Courchevel est un havre pour Bernard Arnault, presque une madeleine de Proust. Selon la légende familiale, le président-directeur général (PDG) de LVMH, 74 ans, aurait appris à skier, enfant, sur les pistes de la célèbre station savoyarde. Ce repaire à milliardaires, où le prix d’une nuit d’hôtel peut se négocier en dizaines de milliers d’euros, représente surtout un actif de premier plan dans le portefeuille immobilier de l’homme le plus riche du monde – titre que lui dispute, au gré des variations boursières, le fondateur de Tesla, Elon Musk. Le Français possède dans la cité alpine un palace, le Cheval Blanc, et un hôtel de standing, le White 1921. Il s’y prête aussi à des opérations immobilières suffisamment complexes pour attirer l’attention de la justice.
Selon nos informations, le parquet de Paris s’intéresse en effet à une discrète partie de Monopoly jouée par Bernard Arnault, en 2018, en compagnie de l’oligarque russe Nikolaï Sarkisov. Un milliardaire de 55 ans, qui a fait fortune grâce à sa compagnie d’assurances Reso-Garantia. Cette dernière est surtout connue en France pour avoir signé, en 2019, un contrat de conseil d’une valeur de 3 millions d’euros avec Nicolas Sarkozy, qui vaut à l’ancien chef de l’Etat une enquête du Parquet national financier pour « trafic d’influence » et « blanchiment de crime ou de délit ».

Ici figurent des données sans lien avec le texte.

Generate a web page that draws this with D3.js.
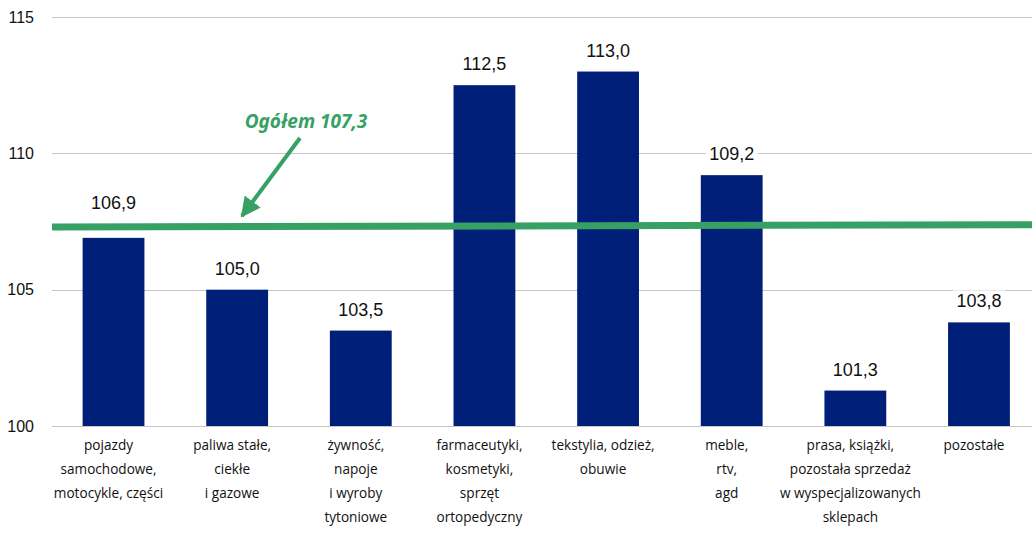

En décembre 2022, Tracfin, la cellule française de renseignement financier, transmet une note au parquet de Lyon au sujet de MM. Arnault et Sarkisov. Le document, que Le Monde a pu consulter, répertorie des opérations « susceptibles de caractériser des faits de blanchiment » de capitaux. Les magistrats lyonnais se dessaisissent rapidement du dossier au profit du parquet de Paris, qui a demandé aux policiers de l’Office central pour la répression de la grande délinquance financière d’étudier l’affaire. Ce signalement a été joint à une enquête préliminaire plus large ouverte quelques mois auparavant, au premier trimestre 2022, contre M. Sarkisov, pour blanchiment présumé. Contacté, le parquet de Paris n’a pas souhaité commenter l’information.
Biens payés deux fois
L’histoire se déroule à l’automne 2018, sur les hauteurs de Courchevel. En quelques semaines, le Russe acquiert auprès de particuliers quatorze biens immobiliers au sein du Jardin Alpin, un quartier huppé de la station, où s’alignent les enseignes de luxe. Le montant de ces opérations, réparties entre octobre et décembre 2018, se chiffre à 16 millions d’euros.

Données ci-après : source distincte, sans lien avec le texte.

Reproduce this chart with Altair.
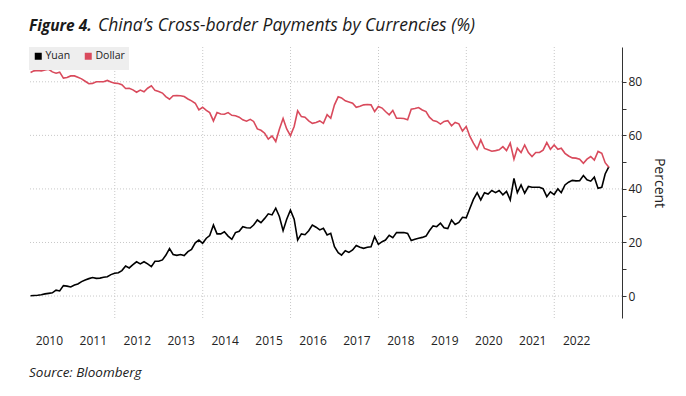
import altair as alt
import pandas as pd

# Monthly shares (%), Jan 2010 .. Mar 2023
yuan = [0.1, 0.2, 0.3, 0.5, 0.8, 1.0, 1.2, 2.2, 1.9, 3.9, 3.7, 3.4, 4.1, 4.5, 5.4, 6.0, 6.5, 6.9, 6.6, 6.7, 7.0, 7.2, 8.0, 8.5, 8.7, 9.5, 11.2,
        10.5, 11.7, 12.8, 12.0, 12.8, 12.0, 11.0, 13.0, 13.0, 13.5, 15.2, 17.7, 15.5, 15.2, 15.5, 15.1, 16.6, 17.4, 19.9, 20.9, 19.7, 21.6, 22.6, 26.5, 23.2, 23.2, 24.0, 22.4,
        21.2, 23.7, 24.2, 25.9, 25.5, 25.4, 26.5, 28.4, 27.4, 29.0, 30.7, 30.3, 32.8, 29.7, 24.4, 28.7, 32.1, 28.7, 20.9, 23.2, 22.9, 24.4, 26.5, 25.7, 24.7, 25.3, 22.8,
        23.4, 18.4, 16.2, 15.3, 16.9, 16.3, 17.2, 18.9, 18.2, 17.8, 18.2, 18.4, 22.2, 19.3, 20.3, 20.9, 22.7, 21.8, 23.7, 23.7, 23.7, 23.4, 20.7, 21.2, 21.6, 21.9, 22.4,
        24.4, 26.2, 25.9, 27.2, 25.5, 25.2, 28.4, 26.7, 27.5, 29.4, 29.2, 32.8, 36.1, 38.6, 35.9, 38.6, 38.1, 39.4, 38.6, 39.4, 37.8, 39.1, 35.9, 43.9, 38.6, 41.5, 38.4,
        40.9, 40.6, 40.6, 40.6, 40.1, 37.1, 38.9, 37.9, 40.0, 38.6, 41.5, 42.5, 43.2, 43.0, 43.1, 45.0, 43.4, 42.9, 44.4, 40.2, 40.6, 45.6, 48.3]

dollar = [83.5, 84.1, 84.2, 84.1, 84.4, 84.7, 83.7, 83.2, 83.6, 81.4, 81.6, 82.2, 82.2, 81.7, 81.1, 80.2, 79.3, 79.4, 80.0, 80.0, 80.0, 80.5, 79.9, 79.5, 79.4, 78.9, 77.5,
          77.6, 77.0, 76.1, 76.9, 76.3, 77.6, 78.5, 76.8, 76.4, 75.8, 74.5, 73.5, 74.8, 74.9, 74.8, 74.5, 73.6, 72.9, 72.0, 69.5, 70.5, 69.3, 68.5, 65.4, 68.5, 68.0, 67.9, 68.5,
          67.5, 67.3, 66.8, 65.8, 65.3, 66.0, 65.2, 62.4, 61.9, 60.8, 58.6, 59.8, 57.7, 62.3, 66.3, 62.4, 59.9, 63.3, 69.2, 67.0, 66.8, 65.4, 64.5, 64.8, 65.4, 64.5, 67.7,
          66.4, 71.4, 74.4, 74.0, 72.9, 72.5, 72.0, 70.5, 70.9, 71.4, 71.5, 71.4, 68.9, 70.8, 70.2, 68.9, 67.7, 69.3, 66.4, 66.4, 66.3, 65.8, 69.8, 70.0, 70.4, 69.5, 68.9,
          66.8, 65.5, 65.2, 64.2, 65.2, 65.5, 63.6, 64.8, 64.3, 61.6, 63.3, 59.6, 57.1, 54.8, 58.3, 55.1, 54.6, 54.1, 54.3, 54.6, 55.8, 54.3, 57.1, 51.1, 55.2, 53.6, 56.4,
          53.6, 52.1, 53.6, 53.6, 54.5, 57.3, 54.8, 56.4, 54.8, 55.2, 53.3, 52.3, 51.6, 51.5, 51.1, 49.6, 51.1, 52.1, 50.8, 54.0, 53.3, 49.8, 48.1]

series_names = ["Yuan", "Dollar"]
series_colors = ["#000000", "#d94a5c"]
year_labels = list(range(2010, 2023))
grid_years = [2012, 2014, 2016, 2018, 2020, 2022]
y_grid = [0, 20, 40, 60, 80]
y_ticks = [0, 10, 20, 30, 40, 50, 60, 70, 80]

title_bold = "Figure 4."
title_rest = "China\u2019s Cross-border Payments by Currencies (%)"
source_text = "Source: Bloomberg"

dates = [(pd.Timestamp("2010-01-01") + pd.offsets.MonthEnd(i + 1)).strftime("%Y-%m-%d") for i in range(len(yuan))]
df = pd.DataFrame({
    "date": dates * 2,
    "series": ["Yuan"] * len(yuan) + ["Dollar"] * len(dollar),
    "value": yuan + dollar,
})

W, H = 593, 271
FONT = "Open Sans"

x_scale = alt.Scale(domain=[alt.DateTime(year=2010, month=1, date=18),
                            alt.DateTime(year=2023, month=7, date=18)])
y_scale = alt.Scale(domain=[-8.2, 93], nice=False, zero=False)

x_axis = alt.Axis(values=[alt.DateTime(year=y, month=7, date=2) for y in year_labels],
                  format="%Y", domain=False, ticks=False, grid=False,
                  labelPadding=17, labelFontSize=12, labelFont=FONT,
                  labelColor="#222222", labelFlush=False, title=None)
y_axis = alt.Axis(orient="right", values=y_ticks, grid=False,
                  labelExpr="datum.value % 20 == 0 ? datum.label : ''",
                  domain=True, domainColor="#333333", domainWidth=1,
                  ticks=True, tickSize=4, tickColor="#333333",
                  labelPadding=2, labelFontSize=12, labelFont=FONT, labelColor="#222222",
                  title="Percent", titleAngle=90, titleFontSize=14, titleFont=FONT,
                  titleFontWeight="normal", titleColor="#222222", titlePadding=10)

lines = alt.Chart(df).mark_line(strokeWidth=1.6, interpolate="linear").encode(
    x=alt.X("date:T", scale=x_scale, axis=x_axis),
    y=alt.Y("value:Q", scale=y_scale, axis=y_axis),
    color=alt.Color("series:N", scale=alt.Scale(domain=series_names, range=series_colors),
                    legend=alt.Legend(orient="top-left", direction="horizontal", title=None,
                                      fillColor="#eeeeee", padding=4, offset=0,
                                      symbolType="square", symbolSize=9, symbolStrokeWidth=4,
                                      labelFontSize=10.5, labelFont=FONT, labelColor="#222222",
                                      gridAlign="none", columnPadding=7,
                                      symbolOffset=0, labelOffset=2)),
)

vgrid = alt.Chart(pd.DataFrame({"date": [f"{y}-01-01" for y in grid_years]})).mark_rule(
    color="#c8c8c8", strokeDash=[1, 2], strokeWidth=1
).encode(x=alt.X("date:T", scale=x_scale, axis=x_axis))

hgrid = alt.Chart(pd.DataFrame({"value": y_grid})).mark_rule(
    color="#c8c8c8", strokeDash=[1, 2], strokeWidth=1
).encode(y=alt.Y("value:Q", scale=y_scale, axis=y_axis))

t1 = alt.Chart(pd.DataFrame({"t": [title_bold]})).mark_text(
    align="left", baseline="alphabetic", font=FONT, fontSize=15.5, fontStyle="italic",
    fontWeight="bold", color="#1a1a1a"
).encode(x=alt.value(0), y=alt.value(-16), text="t:N")

t2 = alt.Chart(pd.DataFrame({"t": [title_rest]})).mark_text(
    align="left", baseline="alphabetic", font=FONT, fontSize=17.5, fontStyle="italic",
    fontWeight="normal", color="#1a1a1a"
).encode(x=alt.value(69), y=alt.value(-16), text="t:N")

src = alt.Chart(pd.DataFrame({"t": [source_text]})).mark_text(
    align="left", baseline="alphabetic", font=FONT, fontSize=13.5, fontStyle="italic",
    color="#222222"
).encode(x=alt.value(0), y=alt.value(H + 59), text="t:N")

chart = alt.layer(vgrid, hgrid, lines, t1, t2, src).properties(
    width=W, height=H,
    background="white",
    autosize=alt.AutoSizeParams(type="none"),
    padding={"left": 21, "top": 39, "right": 54, "bottom": 64},
).configure_view(stroke=None)

chart.save("out.html", embed_options={"renderer": "svg", "actions": False})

Complexes, ces dernières ont été effectuées, rapporte Tracfin, à travers un montage de sociétés en France, au Luxembourg et à Chypre. Le nom de Nikolaï Sarkisov n’apparaît pas dans les statuts de l’acquéreur officiel des biens, la société en nom collectif (SNC) La Flèche. Il en était pourtant, à l’époque, le détenteur effectif. L’intéressé est en effet décrit par Tracfin comme « l’actionnaire unique » de la société chypriote Arrowband limited. Or, cette dernière possédait l’ensemble des parts de la société luxembourgeoise Letman SA, qui elle-même détenait les sociétés MAS Pascati (Luxembourg) et Constant SA (France), toutes deux propriétaires de la SNC La Flèche… L’acheteur initial.